O Celtic, por sua vez, apesar de fundado por um Padre, de estar ligado aos católicos e irlandeses, de assumir com orgulho essa herança, nunca segregou adeptos ou atletas de outras religiões e o maior exemplo disso mesmo foi a lenda Kenny Dalglish, protestante, e adepto do Rangers desde pequeno, um dos craques que brilhou de verde-e-branco e com um trevo ao peito, por insistência do técnico Jock Stein, que fazia questão de contratar jogadores protestantes e de outras religiões, pois sabia que o Rangers nunca iria buscar um craque católico.

Entre mortes e agressões em episódios de eventos desportivos entre os dois clubes foi-se misturando a política. Os adeptos do Celtic, na sua maioria, descendentes de emigrantes irlandeses, são republicanos e apoiantes da causa nacionalista irlandesa, enquanto do outro lado, os protestantes «orangistas» do Rangers apoiam incondicionalmente a coroa britânica. O rancor está omnipresente no dérbi escocês e quando os adeptos do Rangers cantam para os adversários «até aos joelhos em sangue feniano - termo empregue desde o século XIX para referir um apoiante do nacionalismo irlandês -, rendam-se ou morrem!*», cantam-no com a raiva e um orgulho sectário indisfarçável. 

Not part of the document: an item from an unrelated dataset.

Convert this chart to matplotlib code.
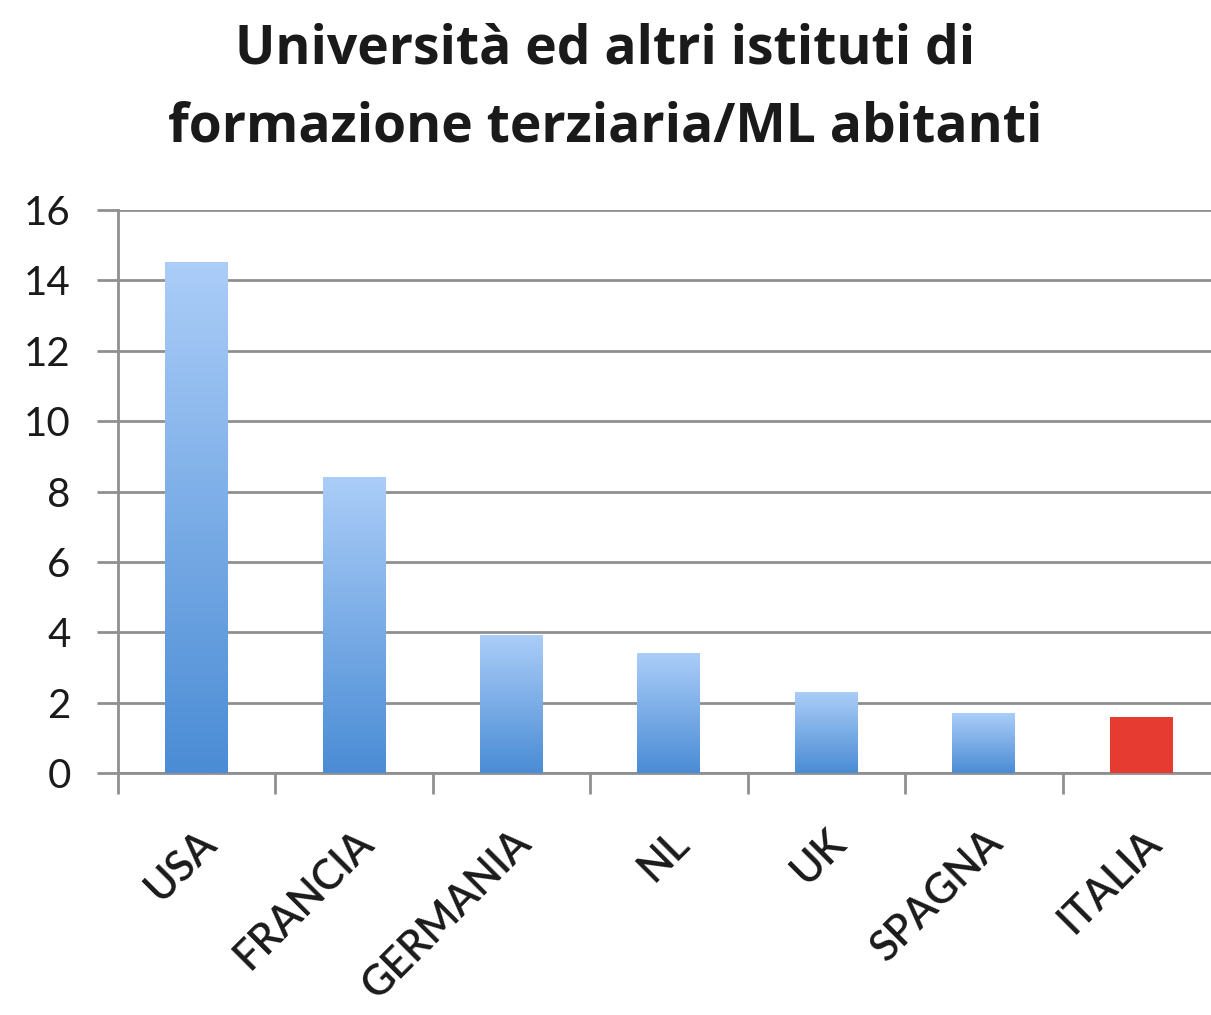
"""
Bar chart: universita' ed altri istituti di formazione terziaria per milione di abitanti.
"""

import matplotlib.pyplot as plt
import numpy as np
from matplotlib.colors import LinearSegmentedColormap

countries = ["USA", "FRANCIA", "GERMANIA", "NL", "UK", "SPAGNA", "ITALIA"]
values = [14.5, 8.4, 3.9, 3.4, 2.3, 1.7, 1.6]
highlight = "ITALIA"
yticks = [0, 2, 4, 6, 8, 10, 12, 14, 16]
title = "Università ed altri istituti di\nformazione terziaria/ML abitanti"

plt.rcParams["font.family"] = ["Lato", "DejaVu Sans"]

blue_cmap = LinearSegmentedColormap.from_list("bar_blue", ["#4a8cd5", "#abcdf8"])
red = "#e53b30"
grid_grey = "#8f8f8f"
text_color = "#1a1a1a"
bar_width = 0.4

fig = plt.figure(figsize=(12.11, 10.15), dpi=100)
ax = fig.add_axes([0.0974, 0.2384, 0.91, 0.5547])

gradient = np.linspace(0, 1, 256).reshape(-1, 1)
for i, (name, value) in enumerate(zip(countries, values)):
    x0, x1 = i - bar_width / 2, i + bar_width / 2
    if name == highlight:
        ax.bar(i, value, width=bar_width, color=red, zorder=3)
    else:
        ax.imshow(
            gradient,
            cmap=blue_cmap,
            origin="lower",
            extent=[x0, x1, 0, value],
            aspect="auto",
            zorder=3,
        )

ax.set_xlim(-0.5, len(countries) - 0.5)
ax.set_ylim(0, 16)
ax.set_yticks(yticks)
ax.set_yticklabels([str(t) for t in yticks], fontsize=29, color=text_color)
ax.set_xticks(range(len(countries)))
ax.set_xticklabels(
    countries,
    rotation=45,
    ha="right",
    va="top",
    rotation_mode="anchor",
    fontsize=30,
    fontweight="semibold",
    color=text_color,
)
ax.tick_params(axis="x", which="major", length=0, pad=36)
ax.set_xticks(np.arange(-0.5, len(countries), 1), minor=True)
ax.tick_params(axis="x", which="minor", length=15, width=2, color=grid_grey)
ax.tick_params(axis="y", length=15, width=2, color=grid_grey, pad=19)

ax.grid(axis="y", color=grid_grey, linewidth=2, zorder=1)
ax.set_axisbelow(True)
for side in ["top", "right"]:
    ax.spines[side].set_visible(False)
for side in ["left", "bottom"]:
    ax.spines[side].set_color(grid_grey)
    ax.spines[side].set_linewidth(2)

fig.text(
    0.5, 0.978, title, ha="center", va="top", fontsize=38.5, fontweight="bold",
    family=["Open Sans", "DejaVu Sans"], linespacing=1.6, color=text_color,
)

fig.savefig("out.png", dpi=100)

A rivalidade doentia de Glasgow está ilustrada no número de assaltos, confrontos, desacatos e mortes provocadas nas horas que se seguem a cada «Old Firm». No fim da década de 90, os números apontavam para um aumento de nove vezes no número de doentes que davam entrada nos hospitais da cidade, nas 24 horas depois do dérbi. Política, religião, violência... mas onde entra o futebol em tudo isto?

O mítico Old Firm

A história do nome «Old Firm» remonta a 1909, quando um enorme motim em Hampden Park, entre jogadores e mais de 60 mil adeptos das duas equipas, interrompeu a realização da final da Taça da Escócia.

Old Firm tem longa história @Stu Forster/Getty Images

Tudo começou, quando se espalharam os rumores que as duas equipas tinham combinado um empate para lucrarem financeiramente. A «negociata» ficou colada ao dérbi, que assim ganhou o nome, devido ao facto dos dois clubes lucrarem com a antipatia mútua. Nascia a «Velha Firma.»

Por estes dias, a cidade, aqui e ali, já se vai pintando com o vermelho e branco do Benfica, acompanhado por algumas boas centenas de adeptos, mas essa rivalidade é bem evidente e são quase mais as bandeiras do Rangers e do Reino Unido e do Celtic e da Irlanda que se veem pelas ruas do que propriamente da Escócia.